»»

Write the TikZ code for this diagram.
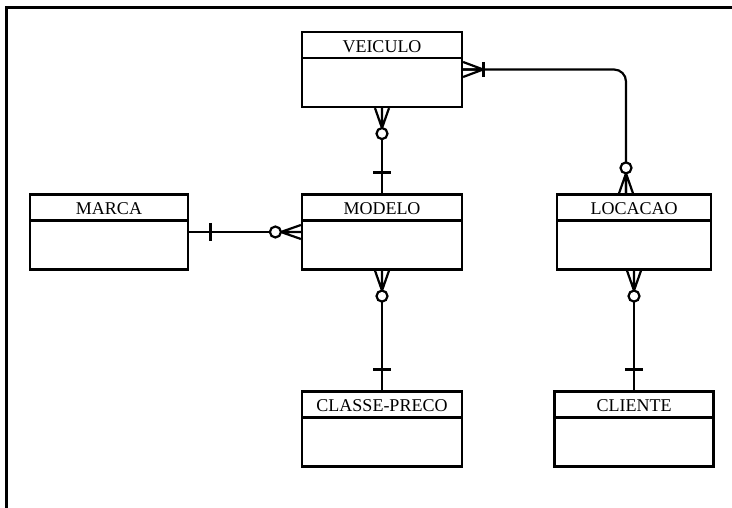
\documentclass[tikz,border=0pt]{standalone}
\usepackage{fontspec}
\setmainfont{Liberation Serif}
\usetikzlibrary{calc}
\def\zeromany[#1](#2){\begin{scope}[shift={(#2)},rotate=#1] \draw (0,7) -- (20,0) -- (0,-7) (0,0) -- (20,0); \draw[fill=white] (25.5,0) circle (5.5); \end{scope}}
\def\onemany[#1](#2){\begin{scope}[shift={(#2)},rotate=#1] \draw (0,7.5) -- (20,0) -- (0,-7.5) (0,0) -- (20,0); \draw[line width=3.2bp] (20,7.5) -- (20,-7.5); \end{scope}}
\def\onebar[#1](#2){\begin{scope}[shift={(#2)},rotate=#1] \draw[line width=3bp] (21,9) -- (21,-9); \end{scope}}
\tikzset{
	entity/.style={draw, inner sep=0pt, minimum width=159bp, minimum height=75bp,
		path picture={\draw[line width=2.2bp] ([yshift=-26bp]path picture bounding box.north west) -- ([yshift=-26bp]path picture bounding box.north east);}},
	title/.style={anchor=base, inner sep=0pt, font=\fontsize{18bp}{20bp}\selectfont},
}

\begin{document}
\begin{tikzpicture}[x=1bp, y=1bp, line width=2.2bp]
		%%%%% START %%%%%
		\useasboundingbox (0,0) rectangle (732,508);
		
		\draw[line width=3bp] (6.5,0) -- (6.5,500.5) -- (732,500.5);
		
		\node[entity, minimum width=160bp] (veiculo) at (382,438.5) {};
		\node[entity, minimum width=158bp] (marca) at (109,276) {};
		\node[entity, minimum width=160bp] (modelo) at (382,276) {};
		\node[entity, minimum width=154bp] (locacao) at (634,276) {};
		\node[entity, minimum width=160bp] (classe) at (382,79) {};
		\node[entity] (cliente) at (634,79) {};
		
		\node[title] (veiculoT) at ([yshift=-21.5bp]veiculo.north) {VEICULO};
		\node[title] (marcaT) at ([yshift=-21.5bp]marca.north) {MARCA};
		\node[title] (modeloT) at ([yshift=-21.5bp]modelo.north) {MODELO};
		\node[title] (locacaoT) at ([yshift=-21.5bp]locacao.north) {LOCACAO};
		\node[title] (classeT) at ([yshift=-21.5bp]classe.north) {CLASSE-PRECO};
		\node[title] (clienteT) at ([yshift=-21.5bp]cliente.north) {CLIENTE};
		
		\coordinate (locTop) at ([xshift=-8bp]locacao.north);
		
		\draw (veiculo.south) -- (modelo.north);
		\draw (marca.east) -- (modelo.west);
		\draw (modelo.south) -- (classe.north);
		\draw (locacao.south) -- (cliente.north);
		\draw[rounded corners=12bp] (veiculo.east) -| (locTop);
		
		\zeromany[-90](veiculo.south)
		\onebar[90](modelo.north)
		\onebar[0](marca.east)
		\zeromany[180](modelo.west)
		\zeromany[-90](modelo.south)
		\onebar[90](classe.north)
		\zeromany[-90](locacao.south)
		\onebar[90](cliente.north)
		\onemany[0](veiculo.east)
		\zeromany[90](locTop)
		
		%%%%% END %%%%%
	\end{tikzpicture}
\end{document}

««

### [Instruction]
Only the lines from the start of the material through the line containing "(6.5,500.5) -- (732,500.5);" should be transcribed. Pictures stay out.

### [Response]
Write the TikZ code for this diagram.
\documentclass[tikz,border=0pt]{standalone}
\usepackage{fontspec}
\setmainfont{Liberation Serif}
\usetikzlibrary{calc}
\def\zeromany[#1](#2){\begin{scope}[shift={(#2)},rotate=#1] \draw (0,7) -- (20,0) -- (0,-7) (0,0) -- (20,0); \draw[fill=white] (25.5,0) circle (5.5); \end{scope}}
\def\onemany[#1](#2){\begin{scope}[shift={(#2)},rotate=#1] \draw (0,7.5) -- (20,0) -- (0,-7.5) (0,0) -- (20,0); \draw[line width=3.2bp] (20,7.5) -- (20,-7.5); \end{scope}}
\def\onebar[#1](#2){\begin{scope}[shift={(#2)},rotate=#1] \draw[line width=3bp] (21,9) -- (21,-9); \end{scope}}
\tikzset{
	entity/.style={draw, inner sep=0pt, minimum width=159bp, minimum height=75bp,
		path picture={\draw[line width=2.2bp] ([yshift=-26bp]path picture bounding box.north west) -- ([yshift=-26bp]path picture bounding box.north east);}},
	title/.style={anchor=base, inner sep=0pt, font=\fontsize{18bp}{20bp}\selectfont},
}

\begin{document}
\begin{tikzpicture}[x=1bp, y=1bp, line width=2.2bp]
		%%%%% START %%%%%
		\useasboundingbox (0,0) rectangle (732,508);
		
		\draw[line width=3bp] (6.5,0) -- (6.5,500.5) -- (732,500.5);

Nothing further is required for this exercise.